SET EXERCISE: Leave out the pictures and retype only the lines from the opening line to the line that holds "from bokeh.resources import INLINE", both ends included.

====== SOURCE DATA

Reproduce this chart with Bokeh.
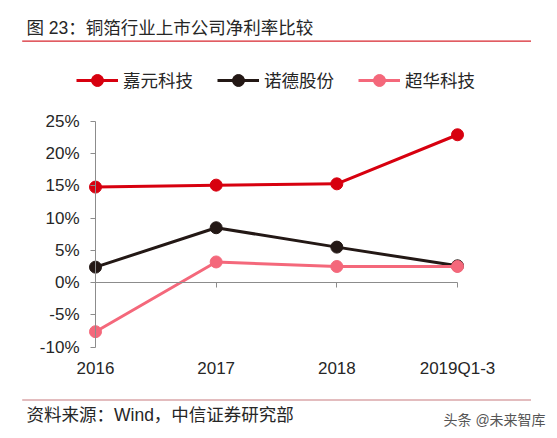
from bokeh.plotting import figure
from bokeh.models import (Range1d, FixedTicker, Label, Legend, LegendItem,
                          BoxAnnotation, LinearAxis)
from bokeh.embed import file_html
from bokeh.resources import INLINE

# ---- data ----
categories = ["2016", "2017", "2018", "2019Q1-3"]
series_names = ["嘉元科技", "诺德股份", "超华科技"]
jiayuan = [14.8, 15.1, 15.3, 22.9]
nuode = [2.4, 8.5, 5.5, 2.6]
chaohua = [-7.6, 3.2, 2.5, 2.5]
y_ticks = [-10, -5, 0, 5, 10, 15, 20, 25]
colors = ["#D7000F", "#231815", "#F4687B"]

title_text = "图 23：铜箔行业上市公司净利率比较"
source_text = "资料来源：Wind，中信证券研究部"
mark_text = "头条 @未来智库"

FONT = "Liberation Sans, Arial, Noto Sans CJK SC"
TXT = "#262626"
AX = "#8c8c8c"
xs = list(range(len(categories)))

# ---- layout (pixel geometry of the plotting area inside the canvas) ----
W, H = 557, 438
px_left, px_right = 95.0, 457.0      # where first / last category sit
px_top, px_bottom = 120.7, 346.7     # where max / min y tick sit
y_lo, y_hi = y_ticks[0], y_ticks[-1]
n = len(categories) - 1
ux = (px_right - px_left) / n
uy = (px_bottom - px_top) / (y_hi - y_lo)
x_range = Range1d(-px_left / ux, n + (W - px_right) / ux)
y_range = Range1d(y_lo - (H - px_bottom) / uy, y_hi + px_top / uy)

p = figure(width=W, height=H, output_backend="svg", toolbar_location=None,
           x_range=x_range, y_range=y_range,
           x_axis_location=None, y_axis_location=None,
           min_border=0, min_border_left=0, min_border_right=0,
           min_border_top=0, min_border_bottom=0)
p.outline_line_color = None
p.grid.visible = False
p.background_fill_color = "white"
p.border_fill_color = "white"

# y axis at x = first category
ya = LinearAxis(fixed_location=0, bounds=(y_lo, y_hi))
ya.ticker = FixedTicker(ticks=y_ticks)
ya.major_label_overrides = {t: f"{t}%" for t in y_ticks}
ya.axis_line_color = AX
ya.major_tick_line_color = AX
ya.major_tick_out = 5
ya.major_tick_in = 0
ya.minor_tick_line_color = None
ya.major_label_text_font = FONT
ya.major_label_text_font_size = "17px"
ya.major_label_text_color = TXT
ya.major_label_standoff = 11
p.add_layout(ya, "left")

# x axis line at y = 0 with downward ticks, no labels
xa0 = LinearAxis(fixed_location=0, bounds=(0, n))
xa0.ticker = FixedTicker(ticks=xs)
xa0.axis_line_color = AX
xa0.major_tick_line_color = AX
xa0.major_tick_out = 5
xa0.major_tick_in = 0
xa0.minor_tick_line_color = None
xa0.major_label_text_color = None
p.add_layout(xa0, "below")

# category labels at the bottom
xa = LinearAxis(fixed_location=y_lo)
xa.ticker = FixedTicker(ticks=xs)
xa.major_label_overrides = {i: c for i, c in zip(xs, categories)}
xa.axis_line_color = None
xa.major_tick_line_color = None
xa.minor_tick_line_color = None
xa.major_tick_out = 0
xa.major_tick_in = 0
xa.major_label_text_font = FONT
xa.major_label_text_font_size = "17px"
xa.major_label_text_color = TXT
xa.major_label_standoff = 12
p.add_layout(xa, "below")

items = []
for name, vals, c in zip(series_names, [jiayuan, nuode, chaohua], colors):
    rl = p.line(xs, vals, line_color=c, line_width=3)
    rp = p.scatter(xs, vals, size=12, fill_color=c, line_color=c)
    items.append(LegendItem(label=name, renderers=[rl, rp]))

legend = Legend(items=items, orientation="horizontal",
                location=(76, H - 79.5 - 15),
                glyph_width=42, glyph_height=30, label_standoff=5, spacing=24,
                padding=0, margin=0, border_line_color=None,
                background_fill_alpha=0, label_text_font=FONT,
                label_text_font_size="17.5px", label_text_color=TXT,
                label_text_baseline="middle")
p.add_layout(legend, "center")

# title, rules, footer (screen px, y measured from bottom)
p.add_layout(Label(x=26, y=H - 27.3, x_units="screen", y_units="screen",
                   text=title_text, text_font=FONT, text_font_size="17.5px",
                   text_color=TXT, text_baseline="middle"))
p.add_layout(BoxAnnotation(left=21.7, right=530.5, bottom=H - 41.3, top=H - 40.1,
                           left_units="screen", right_units="screen",
                           bottom_units="screen", top_units="screen",
                           fill_color="#D7262E", fill_alpha=1, line_color=None))
p.add_layout(BoxAnnotation(left=21.7, right=530.5, bottom=H - 400.1, top=H - 398.9,
                           left_units="screen", right_units="screen",
                           bottom_units="screen", top_units="screen",
                           fill_color="#C87A7E", fill_alpha=1, line_color=None))
p.add_layout(Label(x=26, y=H - 414, x_units="screen", y_units="screen",
                   text=source_text, text_font=FONT, text_font_size="17.5px",
                   text_color=TXT, text_baseline="middle"))
p.add_layout(Label(x=443, y=H - 419, x_units="screen", y_units="screen",
                   text=mark_text, text_font=FONT, text_font_size="14px",
                   text_color="#555555", text_baseline="middle"))

open("out.html", "w").write(file_html(p, INLINE))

============

REPLY:
Reproduce this chart with Bokeh.
from bokeh.plotting import figure
from bokeh.models import (Range1d, FixedTicker, Label, Legend, LegendItem,
                          BoxAnnotation, LinearAxis)
from bokeh.embed import file_html
from bokeh.resources import INLINE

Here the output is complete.